Report every line in the listing below where the string "that" shows up.

▶ Dataset excerpts:
+---+

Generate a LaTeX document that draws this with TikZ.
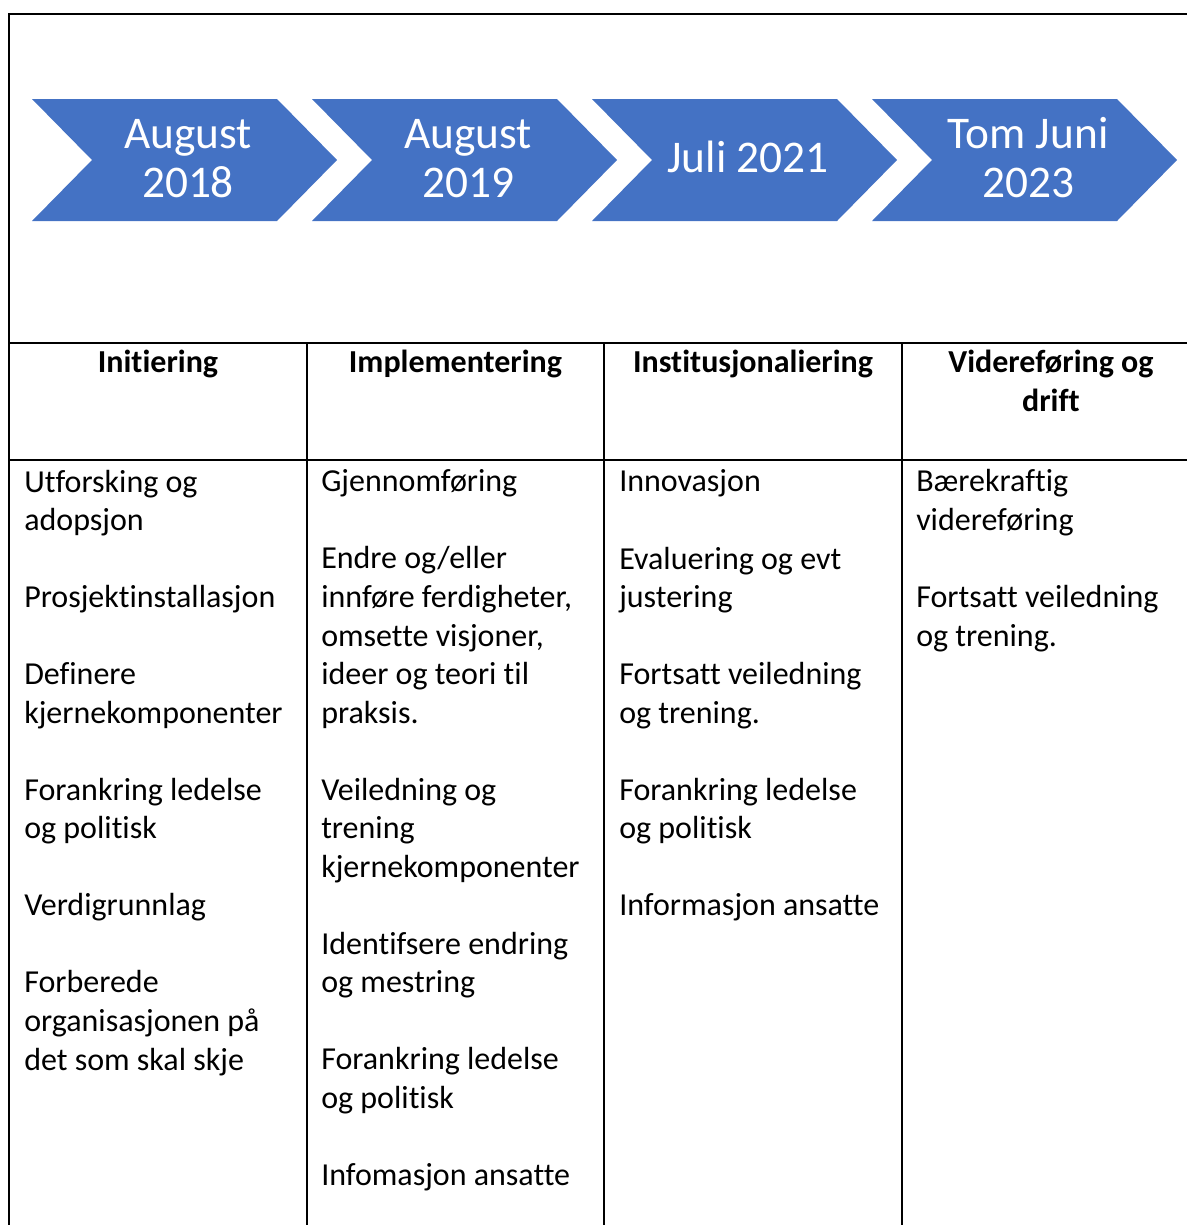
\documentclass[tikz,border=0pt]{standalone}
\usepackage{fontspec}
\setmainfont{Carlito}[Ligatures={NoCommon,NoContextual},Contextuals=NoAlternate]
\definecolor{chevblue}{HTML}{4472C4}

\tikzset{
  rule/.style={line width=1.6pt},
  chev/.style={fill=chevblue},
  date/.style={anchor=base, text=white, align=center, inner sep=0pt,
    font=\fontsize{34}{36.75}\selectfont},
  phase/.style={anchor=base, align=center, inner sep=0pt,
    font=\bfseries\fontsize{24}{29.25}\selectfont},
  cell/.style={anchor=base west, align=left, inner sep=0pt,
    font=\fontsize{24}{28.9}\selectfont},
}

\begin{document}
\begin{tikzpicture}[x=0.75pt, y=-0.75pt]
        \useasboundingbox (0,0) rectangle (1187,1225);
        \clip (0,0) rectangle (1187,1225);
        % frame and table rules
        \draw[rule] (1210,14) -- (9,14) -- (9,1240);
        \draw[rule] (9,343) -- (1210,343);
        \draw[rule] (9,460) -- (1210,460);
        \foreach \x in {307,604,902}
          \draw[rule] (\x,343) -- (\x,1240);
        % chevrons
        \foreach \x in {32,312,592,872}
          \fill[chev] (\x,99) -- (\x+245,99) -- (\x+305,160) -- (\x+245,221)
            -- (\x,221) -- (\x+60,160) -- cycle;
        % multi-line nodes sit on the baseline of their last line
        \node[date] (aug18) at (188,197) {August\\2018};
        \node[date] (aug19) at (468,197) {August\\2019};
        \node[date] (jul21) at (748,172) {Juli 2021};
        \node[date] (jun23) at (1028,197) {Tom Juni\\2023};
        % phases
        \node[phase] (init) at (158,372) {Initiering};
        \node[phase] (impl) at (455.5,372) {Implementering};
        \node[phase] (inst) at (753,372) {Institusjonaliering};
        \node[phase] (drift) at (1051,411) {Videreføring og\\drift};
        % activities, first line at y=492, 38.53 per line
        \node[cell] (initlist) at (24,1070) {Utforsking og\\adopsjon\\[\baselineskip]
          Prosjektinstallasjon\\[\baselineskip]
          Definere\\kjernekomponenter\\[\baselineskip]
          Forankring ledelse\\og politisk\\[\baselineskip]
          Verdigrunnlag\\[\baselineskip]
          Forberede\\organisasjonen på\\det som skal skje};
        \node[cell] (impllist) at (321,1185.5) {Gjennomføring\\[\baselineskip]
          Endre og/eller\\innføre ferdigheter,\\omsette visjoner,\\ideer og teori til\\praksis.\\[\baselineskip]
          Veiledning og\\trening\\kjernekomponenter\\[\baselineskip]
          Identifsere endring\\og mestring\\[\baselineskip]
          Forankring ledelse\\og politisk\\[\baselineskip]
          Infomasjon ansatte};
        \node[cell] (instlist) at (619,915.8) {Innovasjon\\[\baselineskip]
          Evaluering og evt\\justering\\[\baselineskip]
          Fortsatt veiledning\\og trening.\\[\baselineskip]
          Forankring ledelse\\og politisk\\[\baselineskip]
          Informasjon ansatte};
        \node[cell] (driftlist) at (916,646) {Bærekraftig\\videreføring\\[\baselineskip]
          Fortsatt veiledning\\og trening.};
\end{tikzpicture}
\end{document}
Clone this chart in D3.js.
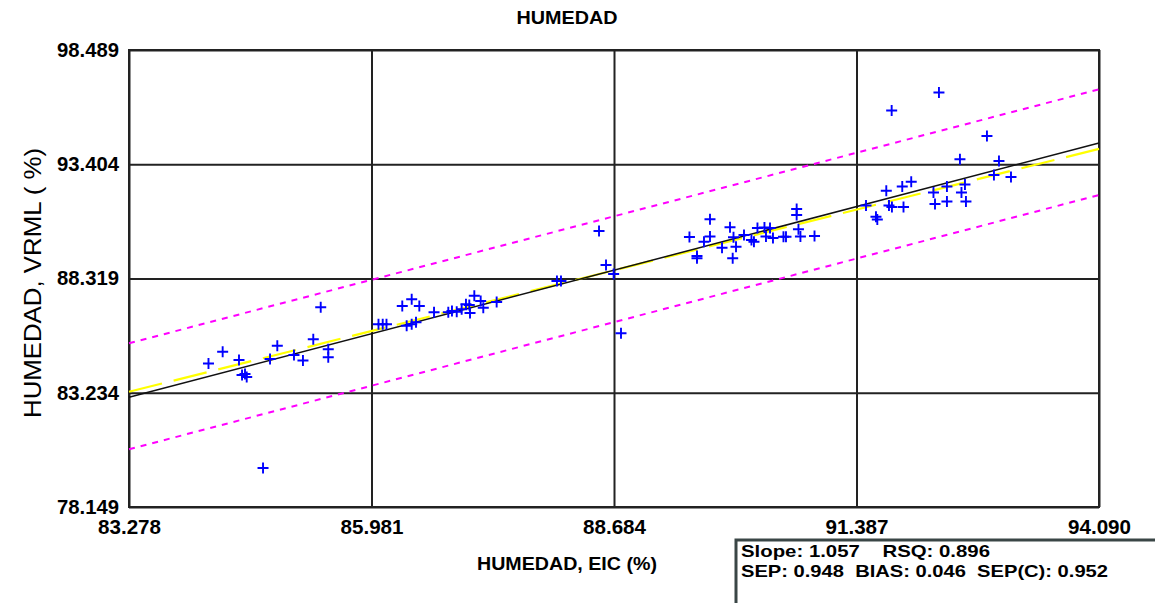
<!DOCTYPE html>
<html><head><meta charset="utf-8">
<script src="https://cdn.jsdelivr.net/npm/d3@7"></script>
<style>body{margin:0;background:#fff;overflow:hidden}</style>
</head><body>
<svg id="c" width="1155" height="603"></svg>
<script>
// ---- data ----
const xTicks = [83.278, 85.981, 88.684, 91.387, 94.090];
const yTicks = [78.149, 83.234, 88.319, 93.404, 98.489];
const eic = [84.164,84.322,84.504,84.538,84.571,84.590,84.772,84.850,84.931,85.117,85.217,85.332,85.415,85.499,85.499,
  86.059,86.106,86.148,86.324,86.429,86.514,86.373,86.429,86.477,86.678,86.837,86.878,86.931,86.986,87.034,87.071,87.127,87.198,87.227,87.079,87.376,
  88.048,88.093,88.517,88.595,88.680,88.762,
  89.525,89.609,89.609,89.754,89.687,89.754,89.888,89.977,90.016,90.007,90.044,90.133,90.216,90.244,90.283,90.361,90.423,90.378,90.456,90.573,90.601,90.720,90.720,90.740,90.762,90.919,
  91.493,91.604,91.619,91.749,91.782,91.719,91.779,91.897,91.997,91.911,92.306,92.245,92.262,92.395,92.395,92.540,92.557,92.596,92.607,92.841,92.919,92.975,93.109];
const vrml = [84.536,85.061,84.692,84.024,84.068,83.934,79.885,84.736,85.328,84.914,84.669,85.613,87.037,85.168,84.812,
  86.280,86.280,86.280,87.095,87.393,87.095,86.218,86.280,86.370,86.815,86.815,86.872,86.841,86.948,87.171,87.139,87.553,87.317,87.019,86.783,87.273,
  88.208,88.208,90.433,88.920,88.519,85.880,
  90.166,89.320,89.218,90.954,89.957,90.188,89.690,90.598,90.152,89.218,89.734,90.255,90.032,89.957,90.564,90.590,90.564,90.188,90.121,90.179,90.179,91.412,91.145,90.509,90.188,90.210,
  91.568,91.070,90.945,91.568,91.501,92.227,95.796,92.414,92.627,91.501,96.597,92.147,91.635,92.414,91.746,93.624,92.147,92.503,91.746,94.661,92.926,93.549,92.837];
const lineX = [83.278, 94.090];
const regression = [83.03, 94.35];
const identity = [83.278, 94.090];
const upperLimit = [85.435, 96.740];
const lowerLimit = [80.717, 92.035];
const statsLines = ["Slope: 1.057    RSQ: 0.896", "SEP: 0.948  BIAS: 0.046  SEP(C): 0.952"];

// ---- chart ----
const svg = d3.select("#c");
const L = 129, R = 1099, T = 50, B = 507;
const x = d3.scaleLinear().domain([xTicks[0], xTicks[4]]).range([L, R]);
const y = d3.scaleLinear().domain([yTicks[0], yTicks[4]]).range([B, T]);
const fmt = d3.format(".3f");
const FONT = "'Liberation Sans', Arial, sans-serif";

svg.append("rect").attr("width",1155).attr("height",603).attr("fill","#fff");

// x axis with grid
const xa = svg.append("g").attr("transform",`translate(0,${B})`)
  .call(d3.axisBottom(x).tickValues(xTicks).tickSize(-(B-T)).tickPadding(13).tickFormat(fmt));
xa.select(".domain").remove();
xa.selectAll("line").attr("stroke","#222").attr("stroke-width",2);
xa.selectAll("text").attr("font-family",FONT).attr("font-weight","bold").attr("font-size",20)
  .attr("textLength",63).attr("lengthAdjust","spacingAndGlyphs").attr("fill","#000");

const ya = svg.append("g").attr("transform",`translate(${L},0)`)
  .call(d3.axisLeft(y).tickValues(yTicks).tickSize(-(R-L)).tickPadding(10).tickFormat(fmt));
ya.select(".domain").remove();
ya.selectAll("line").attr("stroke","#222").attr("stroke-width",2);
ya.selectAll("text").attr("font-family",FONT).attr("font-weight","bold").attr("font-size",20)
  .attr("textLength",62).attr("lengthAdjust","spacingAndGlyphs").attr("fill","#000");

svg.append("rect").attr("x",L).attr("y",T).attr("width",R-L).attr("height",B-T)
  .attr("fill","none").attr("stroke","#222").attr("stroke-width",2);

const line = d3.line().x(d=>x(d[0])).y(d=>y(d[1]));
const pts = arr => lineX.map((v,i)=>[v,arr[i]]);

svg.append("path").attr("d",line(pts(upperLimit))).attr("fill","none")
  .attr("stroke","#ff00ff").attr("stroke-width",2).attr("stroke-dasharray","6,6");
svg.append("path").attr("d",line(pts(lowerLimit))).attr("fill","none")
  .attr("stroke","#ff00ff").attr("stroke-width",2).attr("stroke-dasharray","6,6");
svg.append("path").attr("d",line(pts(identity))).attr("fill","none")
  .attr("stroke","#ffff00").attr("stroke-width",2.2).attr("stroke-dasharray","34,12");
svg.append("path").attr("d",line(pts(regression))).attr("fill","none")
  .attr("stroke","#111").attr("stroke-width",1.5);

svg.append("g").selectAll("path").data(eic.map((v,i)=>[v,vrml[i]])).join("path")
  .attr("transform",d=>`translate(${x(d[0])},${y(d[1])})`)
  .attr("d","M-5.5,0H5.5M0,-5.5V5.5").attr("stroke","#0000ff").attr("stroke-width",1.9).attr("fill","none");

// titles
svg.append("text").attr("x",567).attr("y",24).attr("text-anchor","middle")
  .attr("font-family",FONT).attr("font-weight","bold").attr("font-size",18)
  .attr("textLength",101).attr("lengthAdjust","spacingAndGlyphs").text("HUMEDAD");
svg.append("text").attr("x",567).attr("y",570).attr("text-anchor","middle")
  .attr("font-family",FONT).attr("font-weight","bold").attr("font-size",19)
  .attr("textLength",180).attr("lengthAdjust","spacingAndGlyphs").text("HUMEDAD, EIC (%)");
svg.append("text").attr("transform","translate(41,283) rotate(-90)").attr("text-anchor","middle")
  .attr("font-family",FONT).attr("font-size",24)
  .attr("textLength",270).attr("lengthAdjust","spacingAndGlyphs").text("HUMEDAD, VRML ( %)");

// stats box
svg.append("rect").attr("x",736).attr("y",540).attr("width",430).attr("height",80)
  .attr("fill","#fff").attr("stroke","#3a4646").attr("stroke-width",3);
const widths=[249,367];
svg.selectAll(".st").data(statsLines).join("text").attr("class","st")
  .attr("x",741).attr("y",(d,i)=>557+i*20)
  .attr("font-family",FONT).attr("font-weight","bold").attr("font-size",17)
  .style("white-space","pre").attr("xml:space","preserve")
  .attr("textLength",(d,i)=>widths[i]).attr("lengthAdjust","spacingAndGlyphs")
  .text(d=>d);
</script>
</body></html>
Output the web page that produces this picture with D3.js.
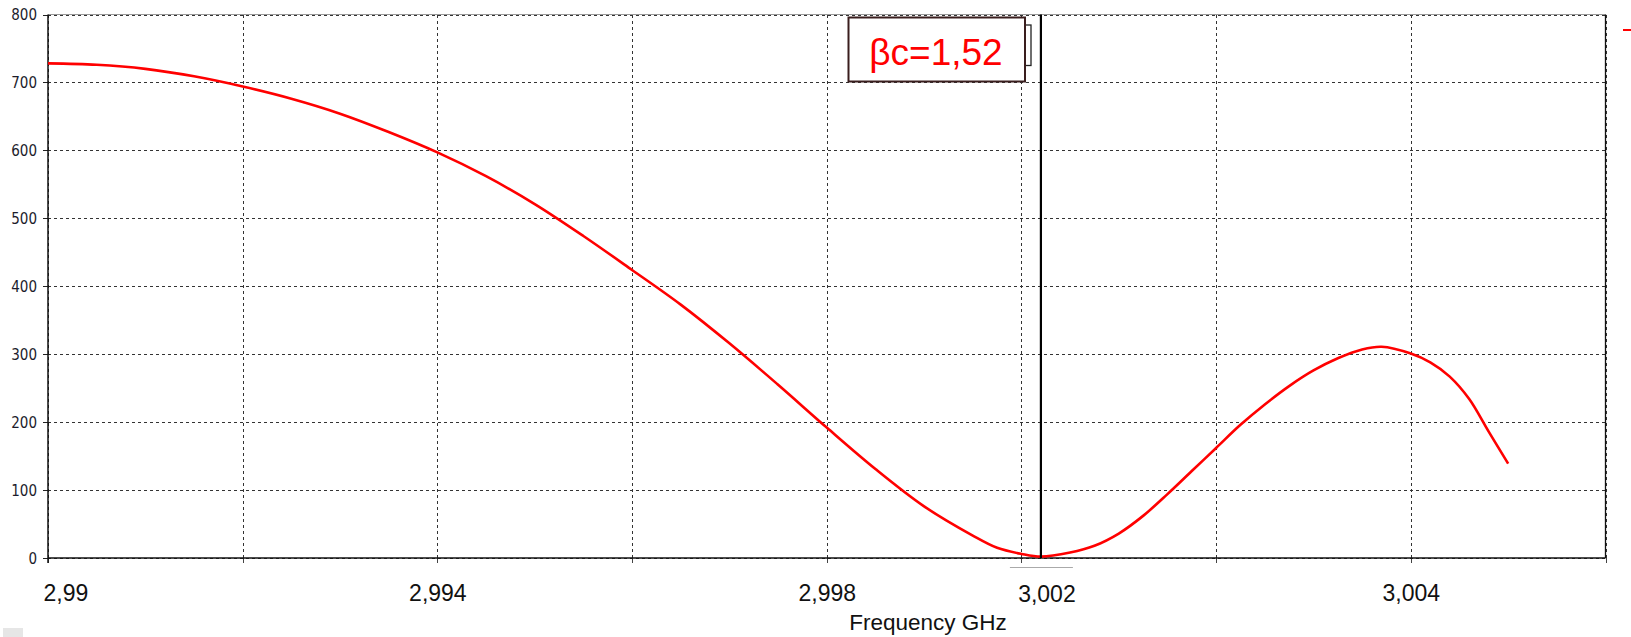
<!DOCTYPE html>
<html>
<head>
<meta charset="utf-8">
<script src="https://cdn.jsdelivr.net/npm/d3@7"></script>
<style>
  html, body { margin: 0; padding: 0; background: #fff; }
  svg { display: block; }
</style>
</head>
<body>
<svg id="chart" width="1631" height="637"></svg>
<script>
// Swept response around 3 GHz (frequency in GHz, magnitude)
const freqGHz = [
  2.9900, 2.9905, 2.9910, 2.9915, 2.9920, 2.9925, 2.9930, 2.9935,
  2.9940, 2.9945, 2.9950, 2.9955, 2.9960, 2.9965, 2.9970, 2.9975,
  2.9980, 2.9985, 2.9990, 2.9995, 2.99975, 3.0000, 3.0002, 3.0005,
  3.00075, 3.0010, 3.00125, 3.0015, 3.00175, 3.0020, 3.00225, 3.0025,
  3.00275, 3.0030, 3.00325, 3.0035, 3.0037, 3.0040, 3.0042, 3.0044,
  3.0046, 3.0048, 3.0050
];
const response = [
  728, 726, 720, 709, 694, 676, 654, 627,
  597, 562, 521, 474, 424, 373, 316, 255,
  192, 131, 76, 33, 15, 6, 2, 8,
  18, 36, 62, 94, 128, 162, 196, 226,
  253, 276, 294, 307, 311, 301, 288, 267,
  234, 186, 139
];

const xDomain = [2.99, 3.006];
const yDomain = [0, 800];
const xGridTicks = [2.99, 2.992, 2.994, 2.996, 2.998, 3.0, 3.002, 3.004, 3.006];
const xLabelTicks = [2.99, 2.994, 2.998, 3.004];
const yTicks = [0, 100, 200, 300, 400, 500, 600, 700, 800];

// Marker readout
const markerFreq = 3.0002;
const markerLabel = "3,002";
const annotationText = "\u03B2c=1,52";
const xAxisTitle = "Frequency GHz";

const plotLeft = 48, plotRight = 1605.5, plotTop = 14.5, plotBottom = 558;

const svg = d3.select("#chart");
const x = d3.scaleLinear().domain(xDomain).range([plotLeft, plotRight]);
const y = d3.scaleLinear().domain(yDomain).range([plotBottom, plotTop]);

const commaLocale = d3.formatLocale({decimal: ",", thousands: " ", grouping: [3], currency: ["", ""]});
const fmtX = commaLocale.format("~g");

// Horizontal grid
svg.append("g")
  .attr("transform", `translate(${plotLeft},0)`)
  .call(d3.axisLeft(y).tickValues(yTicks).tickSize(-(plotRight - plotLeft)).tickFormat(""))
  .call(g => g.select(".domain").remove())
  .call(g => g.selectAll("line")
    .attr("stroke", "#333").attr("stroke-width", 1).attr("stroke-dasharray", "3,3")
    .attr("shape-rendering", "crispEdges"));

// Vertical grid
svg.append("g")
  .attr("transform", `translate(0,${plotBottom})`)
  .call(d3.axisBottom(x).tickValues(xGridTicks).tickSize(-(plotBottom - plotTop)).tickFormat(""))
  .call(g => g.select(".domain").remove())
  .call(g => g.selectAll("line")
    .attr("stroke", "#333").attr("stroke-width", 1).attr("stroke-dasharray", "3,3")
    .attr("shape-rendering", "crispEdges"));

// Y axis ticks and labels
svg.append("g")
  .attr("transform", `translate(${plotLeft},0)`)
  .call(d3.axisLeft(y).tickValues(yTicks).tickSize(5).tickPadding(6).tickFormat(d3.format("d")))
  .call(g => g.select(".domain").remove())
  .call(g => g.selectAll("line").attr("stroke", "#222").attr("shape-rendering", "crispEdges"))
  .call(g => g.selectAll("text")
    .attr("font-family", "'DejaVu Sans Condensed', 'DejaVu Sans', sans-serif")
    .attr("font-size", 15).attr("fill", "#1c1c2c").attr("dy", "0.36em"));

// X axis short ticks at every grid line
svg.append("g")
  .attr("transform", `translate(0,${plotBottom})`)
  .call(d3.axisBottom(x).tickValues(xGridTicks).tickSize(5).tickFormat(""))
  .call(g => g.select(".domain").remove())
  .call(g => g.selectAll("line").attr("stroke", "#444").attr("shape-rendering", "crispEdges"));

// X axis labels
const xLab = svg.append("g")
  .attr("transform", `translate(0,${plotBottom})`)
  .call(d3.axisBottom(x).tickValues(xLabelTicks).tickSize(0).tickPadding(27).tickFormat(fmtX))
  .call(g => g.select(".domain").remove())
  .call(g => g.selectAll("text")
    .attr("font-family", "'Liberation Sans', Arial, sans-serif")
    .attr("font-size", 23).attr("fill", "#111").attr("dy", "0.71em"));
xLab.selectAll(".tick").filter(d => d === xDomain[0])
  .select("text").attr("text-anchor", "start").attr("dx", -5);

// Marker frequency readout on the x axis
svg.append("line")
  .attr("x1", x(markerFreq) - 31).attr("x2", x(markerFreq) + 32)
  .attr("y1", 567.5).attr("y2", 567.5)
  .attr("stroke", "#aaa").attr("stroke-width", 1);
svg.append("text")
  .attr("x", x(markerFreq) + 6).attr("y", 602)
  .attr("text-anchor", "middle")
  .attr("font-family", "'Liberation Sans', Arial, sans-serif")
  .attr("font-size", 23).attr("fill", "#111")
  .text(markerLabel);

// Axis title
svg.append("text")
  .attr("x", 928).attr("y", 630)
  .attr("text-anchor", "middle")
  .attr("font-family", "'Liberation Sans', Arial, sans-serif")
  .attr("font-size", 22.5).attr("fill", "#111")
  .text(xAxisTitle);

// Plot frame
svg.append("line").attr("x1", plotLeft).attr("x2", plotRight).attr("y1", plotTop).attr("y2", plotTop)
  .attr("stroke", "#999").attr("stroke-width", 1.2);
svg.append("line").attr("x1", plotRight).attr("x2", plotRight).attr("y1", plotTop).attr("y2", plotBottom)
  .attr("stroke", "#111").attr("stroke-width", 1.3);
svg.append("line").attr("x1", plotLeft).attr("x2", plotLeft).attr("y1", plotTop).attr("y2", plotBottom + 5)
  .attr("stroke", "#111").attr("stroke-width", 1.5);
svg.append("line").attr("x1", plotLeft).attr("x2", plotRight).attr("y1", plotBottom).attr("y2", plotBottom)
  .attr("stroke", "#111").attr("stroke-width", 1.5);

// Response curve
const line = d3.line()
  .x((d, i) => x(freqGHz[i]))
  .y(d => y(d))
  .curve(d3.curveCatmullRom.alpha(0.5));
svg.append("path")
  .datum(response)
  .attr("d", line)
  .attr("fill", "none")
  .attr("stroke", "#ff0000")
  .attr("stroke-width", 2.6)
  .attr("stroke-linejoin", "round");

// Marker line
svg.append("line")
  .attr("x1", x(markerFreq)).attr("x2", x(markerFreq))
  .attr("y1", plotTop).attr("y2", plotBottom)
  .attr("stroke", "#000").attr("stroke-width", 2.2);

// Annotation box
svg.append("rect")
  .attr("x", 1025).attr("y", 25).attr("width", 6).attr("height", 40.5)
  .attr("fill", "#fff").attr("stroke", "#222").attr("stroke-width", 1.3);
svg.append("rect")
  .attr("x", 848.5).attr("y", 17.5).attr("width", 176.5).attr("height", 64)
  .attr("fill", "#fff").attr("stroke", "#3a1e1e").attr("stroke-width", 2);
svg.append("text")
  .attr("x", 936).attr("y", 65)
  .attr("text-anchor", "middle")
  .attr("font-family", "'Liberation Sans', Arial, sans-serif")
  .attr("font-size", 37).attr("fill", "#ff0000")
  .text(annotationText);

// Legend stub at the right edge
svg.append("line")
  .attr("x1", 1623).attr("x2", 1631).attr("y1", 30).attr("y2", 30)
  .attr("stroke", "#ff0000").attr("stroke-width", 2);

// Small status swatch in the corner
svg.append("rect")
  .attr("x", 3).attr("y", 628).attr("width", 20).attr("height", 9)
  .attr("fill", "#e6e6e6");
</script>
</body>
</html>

+---+

▶ Exercise output:
Generate a LaTeX document that draws this with TikZ.
Output the web page that produces this picture with D3.js.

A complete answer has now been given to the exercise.